The National Park Service recently built a $ 3 million boardwalk over native sacred burial sites and spent tax dollars damaging 78 such sites. It built over 200 sacred mounds without doing any impact analysis and, according to a Congressional report “know what they were doing was wrong.”  And there’s a long history of the theft and exploitation of Native Americans’ remains. Doesn’t Yale University’s Skull and Bones Society still boast that it acquired Geronimo’s skull in the 1910s?

The Cheyenne River Sioux Tribe has accused pipeline goons of “knowingly destroying sacred sites.” So this, too, is reason to oppose DAPL. But the main reason for opposition is not water purity, nor even respect for one’s ancestors, but the Sioux tribes’ aspirations for sovereignty, on land assigned them by violated treaties, as they come up against capitalist imperialism itself.

Why are the treaties so violated, still? Isn’t it all about private property, oil profits, indifference to the environment, inevitable state support to the biggest property-owners—that is to say, isn’t it all about the system itself? Which we all, in our different ways, oppose?

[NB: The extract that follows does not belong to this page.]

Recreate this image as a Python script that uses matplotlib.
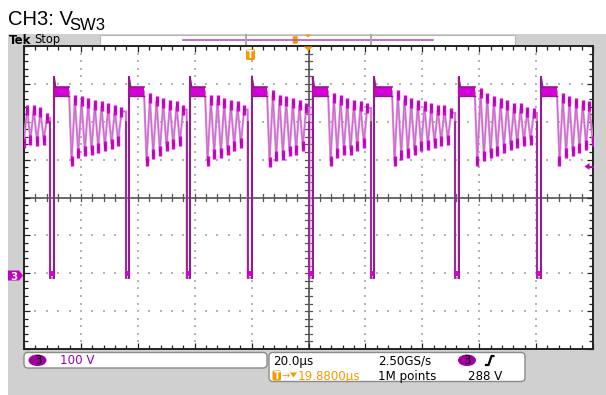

It was beautiful to see in Cannon Ball, North Dakota, the largest gatherings in recent times of representatives of native peoples from many tribes, and many allies from many places and movements, in defense of their rights. As it happens, the movement to stop DAPL dovetails with the bourgeoning Black Lives Matter Movement and the networks formed out of Occupy Wall Street and the disillusioned Bernie campaign. Young people of all ethnic backgrounds are realizing that capitalism and imperialism suck, and that the shameful history of slavery and racism needs to be recognized and repudiated.

Add to this the realization that Native Americans are rallying against Big Oil and in so doing benefiting all of us. And then imagine an anti-war, anti-Hillary movement that channels the energies of these several movements for economic justice, racial justice and native rights into a revolutionary movement focused on the real problem of imperialism itself, which the new president will likely personify.